Lost in the Desert:         

Reflections on Identity and Authenticity

Repkat Parhat - Global Music Bachelor Project

My understanding of the concept of tradition is that it is not static, but rather living and always evolving. I wonder, how much the environment, the rhythm of life, the customs, the food, and the people influence the evolution of tradition? What is the impact on the concepts of identity and authenticity?  

  

In this project, I will use the method of autoethnography to discuss these questions by telling my own story. This story is woven together with the music I created for my 3rd year bachelor concert. Autoethnography is described by Joan Didion as ‘stories of/about the self told through the lens of culture. Autoethnographic stories are artistic and analytic demonstrations of how we come to know, name, and interpret personal and cultural experience.’[1] 

 

 

I am an Uyghur who was born in Xinjiang and grew up in Beijing. I now live in Helsinki, Finland. These huge changes of environment have constantly affected my musical identity as a musician. In spring 2019, I began the preparation of my bachelor project and concert at Sibelius Academy. The goal of the project was to introduce my culture and traditions, while at the same time search for my identity within the culture. The band for my concert was made up of musicians from Aruba, Bulgaria, Greece, Spain and Finland. The instrumentation was not connected to Uyghur tradition. With this in mind, my main interest was to investigate the questions: 

 

How can I present my Uyghur culture and myself in a completely new musical and cultural environment? 

 

How can I use this process to renew and reinvent myself and my culture?



 

For me, the idea of authenticity means to represent oneself as who you truly are. We can think of our own personal identity as being authentic, which is something that we build and create over time. This identity may continue to change, because it is certainly not static.[2]

 

At the same time, there is a push for many of us as individuals and as members of groups to perform our identities in ways that are expected of us by society.  

 

In this project, the identity that I presented in my concert is not necessarily my ‘true’ or only identity. It is rather the identity I have crafted at this time, which I choose to represent myself to my audiences.

 

When we perform, there must be a reason why we are playing that particular piece of music and an idea behind what we are trying to communicate to the audience through our music. One of the amazing things about music and the arts is that we are able to transfer information and communicate so many different forms of emotions in a safe way. Art is food for the soul. It can serve the role of a silent reminder of a topic that is bothering the society, a topic that needs to be addressed and if given the chance, it can be an awaking call.  

 

 

For my concert, I came up with the idea of taking inspiration from a film. The film depicted the story of an old pioneer man and his grandchildren living in the Tarim river area, next to the Taklimakan desert, located in Southwest Xinjiang in Northwest China [3] This desert is one of the biggest in the world, only slightly smaller than the size of Germany. The man's family hometown was very small and life was incredibly peaceful. However, this all changed when a group of Chinese officials and Swedish explorers arrived, searching for cultural relics in the middle of the desert.

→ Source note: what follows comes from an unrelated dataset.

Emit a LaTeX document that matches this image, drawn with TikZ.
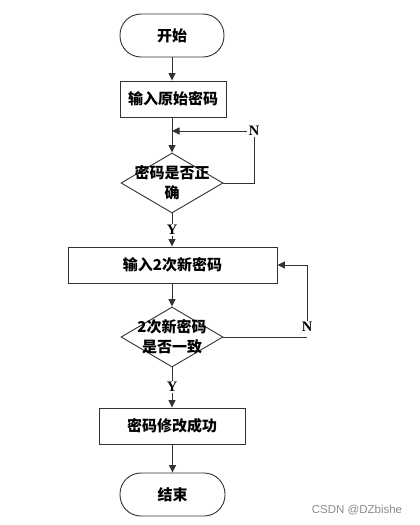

They forced the old man to guide them into the desert because he was the only person who was most familiar with the desert terrain. Eventually, they found the artifacts, but the old man died of thirst in the process. 

 

In recent years, hundreds of mummies have been excavated from the Taklimakan Desert. The oldest mummies were found to be from the period between 2000 BC. to the year zero. When I watched the film again, I kept thinking about the old man’s grandchildren, imagining his mother singing a lullaby when he was born. This image was the inspiration for me to write my own story about the boy, which became the entire framework for my concert.